As regards the production method of multi-layer information record carriers disclosed in the invention, the thickness of the record layers in the first, second, third and fourth embodiments is controlled by the speed of spin coating and the concentration of the high molecular resin solution. Coats have different thickness to meet the different requirements of the specifications of the DVDs. In the embodiments, the first substrate and the second substrate are 1.2 mm and 0.6 mm respectively, and corresponding to different wavelengths of the laser, their thickness can be one of the following: 1.1 mm, 0.5 mm and 0.3 mm. After being detached from a signal layer, the first substrate that is used to copy a signal layer can be recycled up to 30 times in copying the next signal layer, requiring no special treatment. The high molecular resin solution for producing the record layer is made from photopolymer. The record layer is subjected to rapid curing by exposure to ultra violet light, requiring no air drying of the solvent of the high molecular resin solution of the record layer or drying the record layer by heat.
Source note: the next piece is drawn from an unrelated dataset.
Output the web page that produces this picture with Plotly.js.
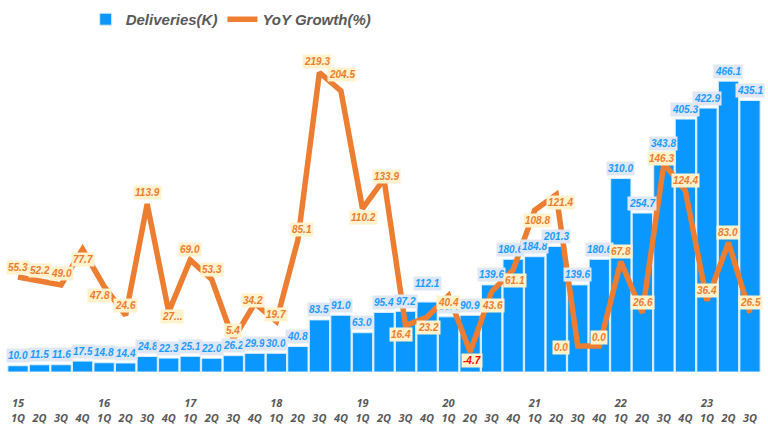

The manufacturing process is thus streamlined and a lot of manufacturing time is saved.

Claims

1. A production method of multi-layer information record carriers comprising:providing a first substrate and a second substrate; forming a signal duplication layer that contains signals on said first substrate; spin coating a high molecular resin solution on the signal duplication layer to form a signal layer; curing the signal layer; coating the surface of the cured signal layer with a second high molecular resin solution; affixing said second substrate to the second high molecular resin solution so as to glue the signal layer and said second substrate together; curing the second high molecular resin solution; and separating said signal layer from said signal duplication layer of said second substrate.

2. The production method of multi-layer information record carriers of claim 1, wherein the first substrate and the second substrate are made from a material selected from one of the following: Polycarbonate (PC), PMMA and glass.

3. The production method of multi-layer information record carriers of claim 1, wherein the signal duplication layer is made from one of the following: gold, silver, aluminum, chromium, platinum, nickel, silicon and their alloys.

4. The production method of multi-layer information record carriers of claim 3, wherein the signal duplication layer is formed by plating and its thickness is controlled.

5. The production method of multi-layer information record carriers of claim 1, wherein the high molecular resin solution and the said second high molecular resin solution are made from a material chosen from one of the following: Epoxy, Acrylics or Polyester.

6. The production method of multi-layer information record carriers of claim 1, wherein the high molecular resin solution and the second high molecular resin solution are subjected to curing by the illumination of ultra violet light.

7. The production method of multi-layer information record carriers of claim 1, wherein the thickness of the high molecular resin solution and the second high molecular resin solution is controlled by the speed of spin coating and the concentrations of the high molecular resin solution and the second high molecular resin solution.

8. The production method of multi-layer information record carriers of claim 1, wherein the second substrate is repeatedly affixed to signal layers so as to form multi-layer information record carriers.

9. The production method of multi-layer information record carriers of claim 8, further comprising a semi-reflection layer placed in between the signal layers of said multi-layer information record carriers.

10. The production method of multi-layer information record carriers of claim 9, wherein the semi-reflection layer is made from a material selected from one of the group consisting of gold, silver, aluminum, silicon and their alloys.

11. The production method of multi-layer information record carriers of claim 1, further comprising a total reflection layer placed on the signal layer.

12. The production method of multi-layer information record carriers of claim 11, wherein the total reflection layer is made from a metal and alloys selected from one of the group consisting of gold, silver, aluminum, copper, chromium and silicon.